Democratic U.S. presidential candidate and former Vice President Joe Biden speaks about the U.S. economy during a campaign event at McGregor Industries, a metal works plant that manufactures stairs and stair railings, in Dunmore, Pennsylvania, July 9, 2020.

Tom Brenner | Reuters

CNBC also reached out to the Biden campaign for this story. Trump’s “presidency has thrown American manufacturing into a recession, killed tens of millions of jobs, and sent the strong economy he inherited from the Obama-Biden Administration into a full-on meltdown,” said Biden’s director of rapid response, Andrew Bates. “Joe Biden’s vision for reinvigorating American industry, building our economy back better, and restoring the middle class is the antithesis of Donald Trump’s failures.” 

One reason the Trump campaign’s lack of an economic message is particularly galling, say Republicans, is because it would be so easy to put one together. 

“Even though the economy is struggling, there’s still room for a positive economic message this year,” said Matthews, the founder of Bellwether Research and Consulting in Alexandria, Virginia. Unlike 2008, she said, when the housing collapse tore through middle-class communities, “many white-collar workers are doing OK, and their jobs are not in jeopardy.” 

Matthews also pointed out that the stories behind the trillions of dollars in coronavirus recovery funds Republicans have already distributed this year basically amount to ready-made campaign ads for GOP candidates. 
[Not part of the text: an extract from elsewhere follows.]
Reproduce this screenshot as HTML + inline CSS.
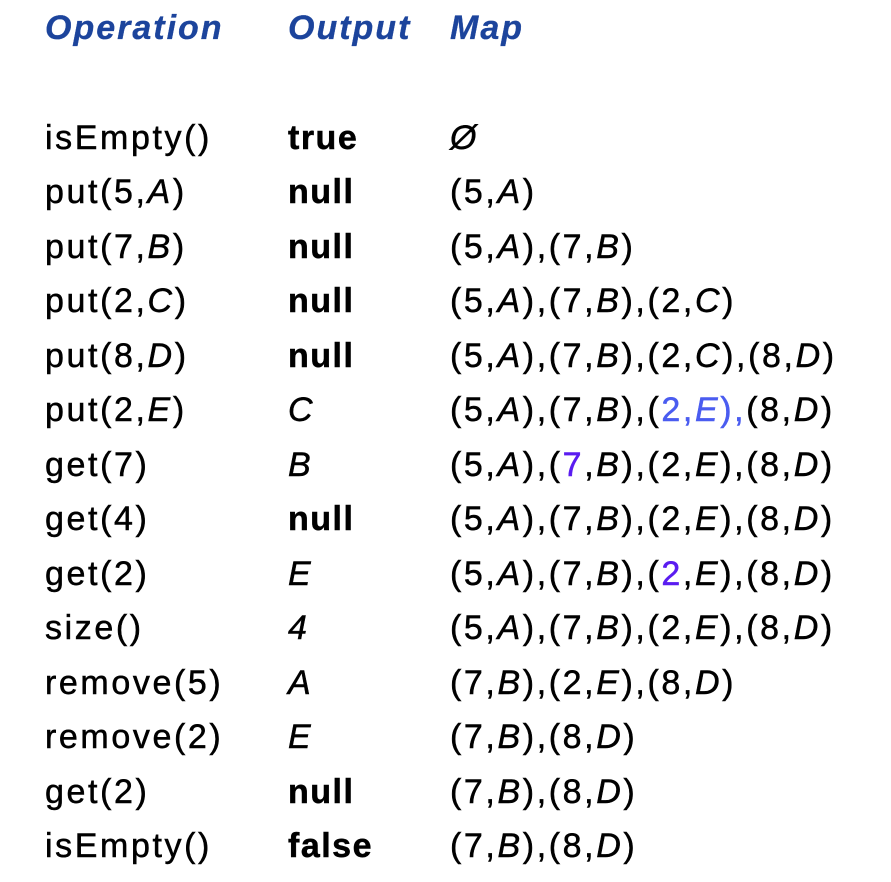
<!DOCTYPE html>
<html><head><meta charset="utf-8"><style>
body{margin:0;width:891px;height:882px;background:#fff;overflow:hidden;position:relative;font-family:"Liberation Sans",sans-serif;}
.r{position:absolute;font-size:34px;line-height:40px;letter-spacing:2.6px;color:#000;white-space:nowrap;-webkit-text-stroke:0.5px currentColor;}
.h{color:#1c449c;font-weight:bold;font-style:italic;letter-spacing:2px;-webkit-text-stroke:0.3px currentColor}
b{font-weight:bold;letter-spacing:1.5px}
i{font-style:italic}
.bl{color:#4a5cf0}.pu{color:#5a1cf0}
</style></head><body>
<div class="r h" style="left:45px;top:8px">Operation</div>
<div class="r h" style="left:288px;top:8px">Output</div>
<div class="r h" style="left:450px;top:8px">Map</div>

<div class="r" style="left:45px;top:118px">isEmpty()</div><div class="r" style="left:288px;top:118px"><b>true</b></div><div class="r" style="left:450px;top:118px"><i>Ø</i></div>
<div class="r" style="left:45px;top:172px">put(5,<i>A</i>)</div><div class="r" style="left:288px;top:172px"><b>null</b></div><div class="r" style="left:450px;top:172px">(5,<i>A</i>)</div>
<div class="r" style="left:45px;top:227px">put(7,<i>B</i>)</div><div class="r" style="left:288px;top:227px"><b>null</b></div><div class="r" style="left:450px;top:227px">(5,<i>A</i>),(7,<i>B</i>)</div>
<div class="r" style="left:45px;top:281px">put(2,<i>C</i>)</div><div class="r" style="left:288px;top:281px"><b>null</b></div><div class="r" style="left:450px;top:281px">(5,<i>A</i>),(7,<i>B</i>),(2,<i>C</i>)</div>
<div class="r" style="left:45px;top:336px">put(8,<i>D</i>)</div><div class="r" style="left:288px;top:336px"><b>null</b></div><div class="r" style="left:450px;top:336px">(5,<i>A</i>),(7,<i>B</i>),(2,<i>C</i>),(8,<i>D</i>)</div>
<div class="r" style="left:45px;top:390px">put(2,<i>E</i>)</div><div class="r" style="left:288px;top:390px"><i>C</i></div><div class="r" style="left:450px;top:390px">(5,<i>A</i>),(7,<i>B</i>),(<span class="bl">2,<i>E</i>),</span>(8,<i>D</i>)</div>
<div class="r" style="left:45px;top:445px">get(7)</div><div class="r" style="left:288px;top:445px"><i>B</i></div><div class="r" style="left:450px;top:445px">(5,<i>A</i>),(<span class="pu">7</span>,<i>B</i>),(2,<i>E</i>),(8,<i>D</i>)</div>
<div class="r" style="left:45px;top:499px">get(4)</div><div class="r" style="left:288px;top:499px"><b>null</b></div><div class="r" style="left:450px;top:499px">(5,<i>A</i>),(7,<i>B</i>),(2,<i>E</i>),(8,<i>D</i>)</div>
<div class="r" style="left:45px;top:554px">get(2)</div><div class="r" style="left:288px;top:554px"><i>E</i></div><div class="r" style="left:450px;top:554px">(5,<i>A</i>),(7,<i>B</i>),(<span class="pu">2</span>,<i>E</i>),(8,<i>D</i>)</div>
<div class="r" style="left:45px;top:608px">size()</div><div class="r" style="left:288px;top:608px"><i>4</i></div><div class="r" style="left:450px;top:608px">(5,<i>A</i>),(7,<i>B</i>),(2,<i>E</i>),(8,<i>D</i>)</div>
<div class="r" style="left:45px;top:663px">remove(5)</div><div class="r" style="left:288px;top:663px"><i>A</i></div><div class="r" style="left:450px;top:663px">(7,<i>B</i>),(2,<i>E</i>),(8,<i>D</i>)</div>
<div class="r" style="left:45px;top:717px">remove(2)</div><div class="r" style="left:288px;top:717px"><i>E</i></div><div class="r" style="left:450px;top:717px">(7,<i>B</i>),(8,<i>D</i>)</div>
<div class="r" style="left:45px;top:772px">get(2)</div><div class="r" style="left:288px;top:772px"><b>null</b></div><div class="r" style="left:450px;top:772px">(7,<i>B</i>),(8,<i>D</i>)</div>
<div class="r" style="left:45px;top:826px">isEmpty()</div><div class="r" style="left:288px;top:826px"><b>false</b></div><div class="r" style="left:450px;top:826px">(7,<i>B</i>),(8,<i>D</i>)</div>
</body></html>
US President Donald Trump shows a signed Paycheck Protection Program and Health Care Enhancement Act in the Oval Office of the White House in Washington, DC, on April 24, 2020.
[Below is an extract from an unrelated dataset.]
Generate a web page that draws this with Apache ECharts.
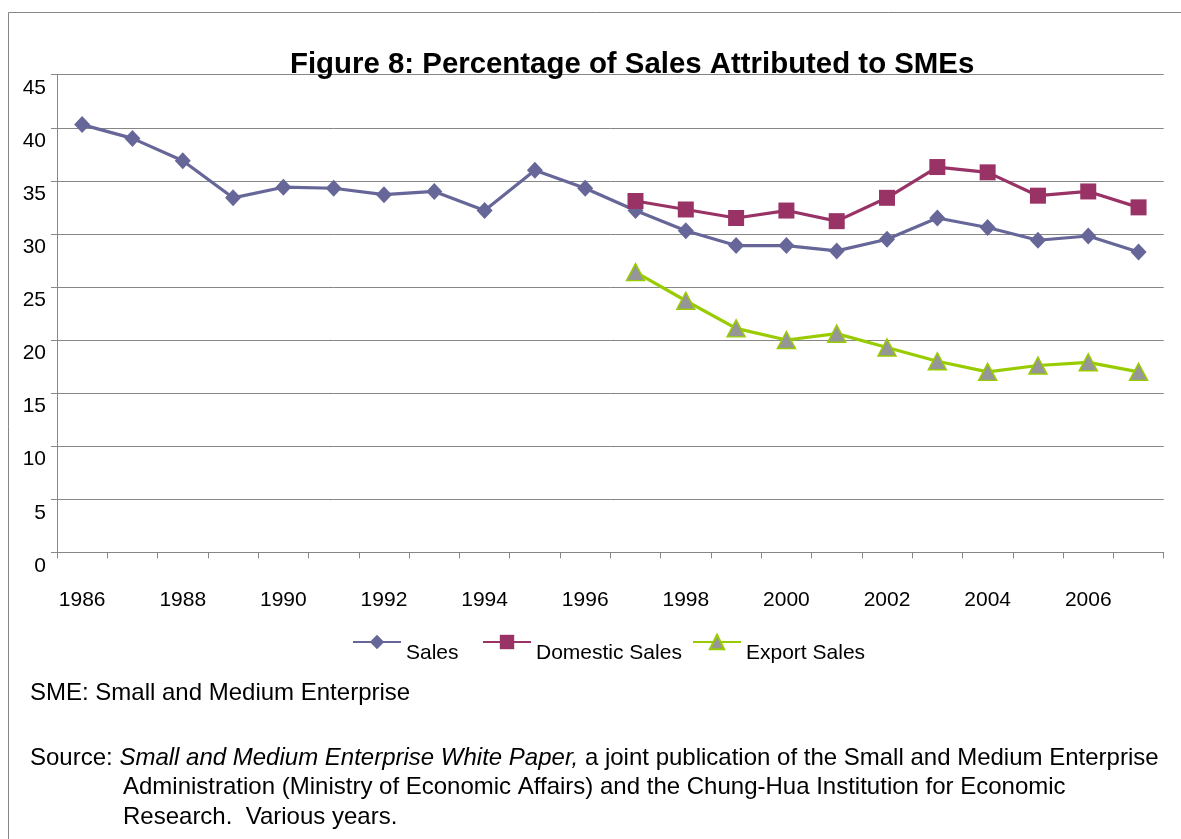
<!DOCTYPE html>
<html><head><meta charset="utf-8">
<script src="https://cdn.jsdelivr.net/npm/echarts@6/dist/echarts.min.js"></script>
<style>html,body{margin:0;padding:0;background:#fff}#c{width:1181px;height:839px}</style>
</head><body><div id="c"></div>
<script>
const years = ['1986','1987','1988','1989','1990','1991','1992','1993','1994','1995','1996','1997','1998','1999','2000','2001','2002','2003','2004','2005','2006','2007'];
const sales = [40.3,39.0,36.9,33.4,34.4,34.3,33.7,34.0,32.2,36.0,34.3,32.2,30.3,28.9,28.9,28.4,29.5,31.5,30.6,29.4,29.8,28.3];
const domesticSales = [null,null,null,null,null,null,null,null,null,null,null,33.1,32.3,31.5,32.2,31.2,33.4,36.3,35.8,33.6,34.0,32.5];
const exportSales = [null,null,null,null,null,null,null,null,null,null,null,26.4,23.7,21.1,20.0,20.6,19.3,18.0,17.0,17.6,17.9,17.0];
const seriesNames = ['Sales','Domestic Sales','Export Sales'];
const titleText = 'Figure 8: Percentage of Sales Attributed to SMEs';
const noteText = 'SME: Small and Medium Enterprise';
const sourceLine1a = 'Source: ';
const sourceLine1b = 'Small and Medium Enterprise White Paper,';
const sourceLine1c = ' a joint publication of the Small and Medium Enterprise';
const sourceLine2 = 'Administration (Ministry of Economic Affairs) and the Chung-Hua Institution for Economic';
const sourceLine3 = 'Research.  Various years.';

const FONT = 'Liberation Sans, Arial, sans-serif';
const GRAY = '#868686';
const chart = echarts.init(document.getElementById('c'), null, {renderer:'canvas'});

function legendFor(name, left){
  return {
    data:[name], left:left, top:620, padding:0, itemWidth:48, itemHeight:18, itemGap:0,
    formatter: function(n){ return '\n' + n; },
    textStyle:{fontFamily:FONT, fontSize:21, lineHeight:22, color:'#000'},
    selectedMode:false
  };
}

chart.setOption({
  animation:false,
  backgroundColor:'#fff',
  title:{text:titleText, left:290, top:50, padding:0, textStyle:{fontFamily:FONT, fontSize:29.4, fontWeight:'bold', color:'#000'}},
  legend:[legendFor(seriesNames[0],352), legendFor(seriesNames[1],482), legendFor(seriesNames[2],692)],
  grid:{left:57, right:17.3, top:74.7, bottom:286.7, containLabel:false},
  xAxis:{
    type:'category', data:years, boundaryGap:true,
    axisLine:{show:true, lineStyle:{color:GRAY, width:1}},
    axisTick:{show:true, interval:0, length:6, alignWithLabel:false, lineStyle:{color:GRAY}},
    axisLabel:{interval:1, margin:37, fontFamily:FONT, fontSize:21, color:'#000'},
    splitLine:{show:false}
  },
  yAxis:{
    type:'value', min:0, max:45, interval:5,
    axisLine:{show:true, lineStyle:{color:GRAY, width:1}},
    axisTick:{show:true, length:6, lineStyle:{color:GRAY}},
    axisLabel:{margin:11, fontFamily:FONT, fontSize:21, color:'#000', verticalAlign:'top', padding:[3,0,0,0]},
    splitLine:{show:true, lineStyle:{color:GRAY, width:1}}
  },
  series:[
    {name:seriesNames[0], type:'line', data:sales, symbol:'diamond', symbolSize:[16,17], connectNulls:false,
     lineStyle:{color:'#666699', width:3.2}, itemStyle:{color:'#666699'}},
    {name:seriesNames[1], type:'line', data:domesticSales, symbol:'rect', symbolSize:16,
     lineStyle:{color:'#993366', width:3.2}, itemStyle:{color:'#993366'}},
    {name:seriesNames[2], type:'line', data:exportSales, symbol:'triangle', symbolSize:[18,17],
     lineStyle:{color:'#99CC00', width:3.2}, itemStyle:{color:'#969696', borderColor:'#99CC00', borderWidth:1.5}}
  ],
  graphic:[
    {type:'rect', shape:{x:8.5, y:12.5, width:1300, height:1000}, style:{fill:null, stroke:GRAY, lineWidth:1}, silent:true, z:-1},
    {type:'text', x:30, y:693, style:{text:noteText, font:'24px '+FONT, fill:'#000', textVerticalAlign:'middle'}},
    {type:'text', x:30, y:758, style:{
      text:'{n|'+sourceLine1a+'}{i|'+sourceLine1b+'}{n|'+sourceLine1c+'}',
      textVerticalAlign:'middle', fill:'#000',
      rich:{n:{fontFamily:FONT, fontSize:24, fill:'#000'}, i:{fontFamily:FONT, fontSize:24, fontStyle:'italic', fill:'#000'}}
    }},
    {type:'text', x:123, y:787, style:{text:sourceLine2, font:'24px '+FONT, fill:'#000', textVerticalAlign:'middle'}},
    {type:'text', x:123, y:817, style:{text:sourceLine3, font:'24px '+FONT, fill:'#000', textVerticalAlign:'middle'}}
  ]
});
</script></body></html>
Olivier Douliery | AFP | Getty Images

Eberhart, who is CEO of Canary LLC, one of the nation’s largest oilfield services providers, said much the same thing as Matthews.

“I wish Karl Rove would tap [Trump campaign manager] Brad Parscale on the shoulder and tell him to highlight the businesses that have been helped by the PPP,” he said.

Right now, he added, “You’ve practically got to use a magnifying glass to find ‘feel good’ stories of jobs the PPP has helped save.” 

A message about how the GOP is helping small businesses would also transfer easily to down-ballot races, where it could benefit vulnerable Senate incumbents. 

“There’s no message better for an incumbent than what they’re doing to help their constituents economically,” said Matthews.